Once considered an inexhaustible source of food, our oceans are now in a state of crisis. Due to over fishing, which is the single biggest threat to ocean life, as well as poor management. Over the last 50 or so years many of the large ocean fish have been fished to the point of collapse, such as Blue-fin Tuna, Cod and shark. Today about 80 per cent of the worlds fish stocks are fully exploited, over exploited or depleted.

Bycatch, which is the unintended capture of certain non target species, is one of the biggest problems in fishing. Each year more than 250,000 marine turtles, 300,000 cetaceans and thousands of endangered sharks are trapped in commercial fishing gear.

Other problems are growing at an alarming rate due to shipping, tourism, oil and gas, renewable energy and also the growth of coastal communities.

All these things take a toll on our ocean species and habitats. Whats more, climate change is changing ocean temperatures and acidification. This is why we urgently need smart ocean management plans that protect important ocean ecosystems- and will keep all our oceans healthy. Unfortunately just 1.6% of the worlds oceans have been declared as marine protected areas ( MPAs).

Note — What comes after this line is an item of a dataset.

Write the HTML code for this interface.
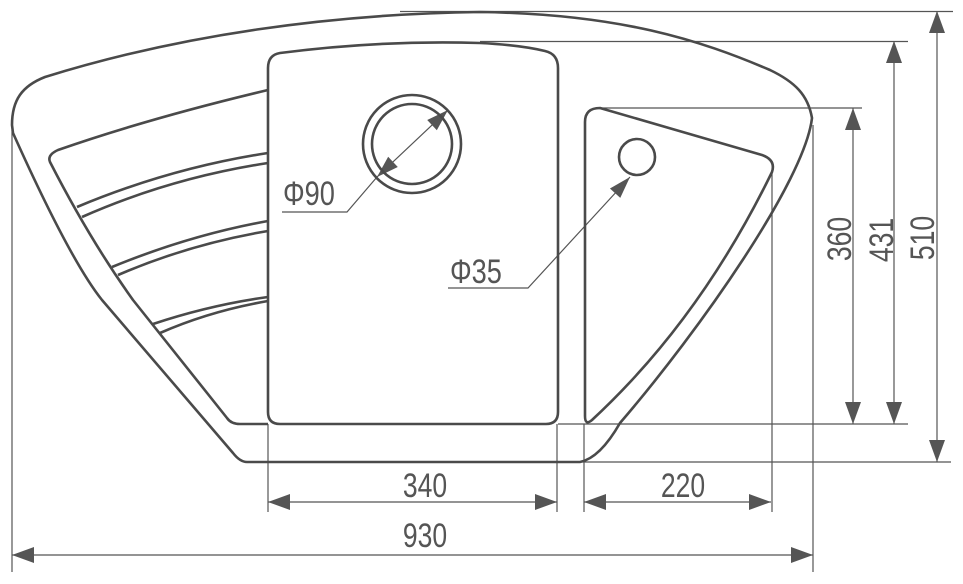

These areas are important because they protect habitats such as coral reefs from destructive fishing practices, also protected areas allow the recovery of fish and other marine life that have been depleted from over fishing. While over 90% of oceans are open to fishing, people are now starting to realize something must be done in order to protect our oceans and all marine life.

But still many governments continue to subsidize their fleets, allowing unprofitable operations to subsist, and over fishing to occur. Today’s worldwide fishing fleet is estimated to be up to two and a half times the capacity needed to catch what we actually need.

The goal of Canada’s Three Oceans is to observe North Pacific, Arctic, and North Atlantic waters, and establish a scientific basis for sustainable, long-term monitoring. It is hoped we can collect relevant data over time, so as to allow qualification of change within the system for decision making purposes.

And hopefully over time make the right decisions that will keep our oceans healthy.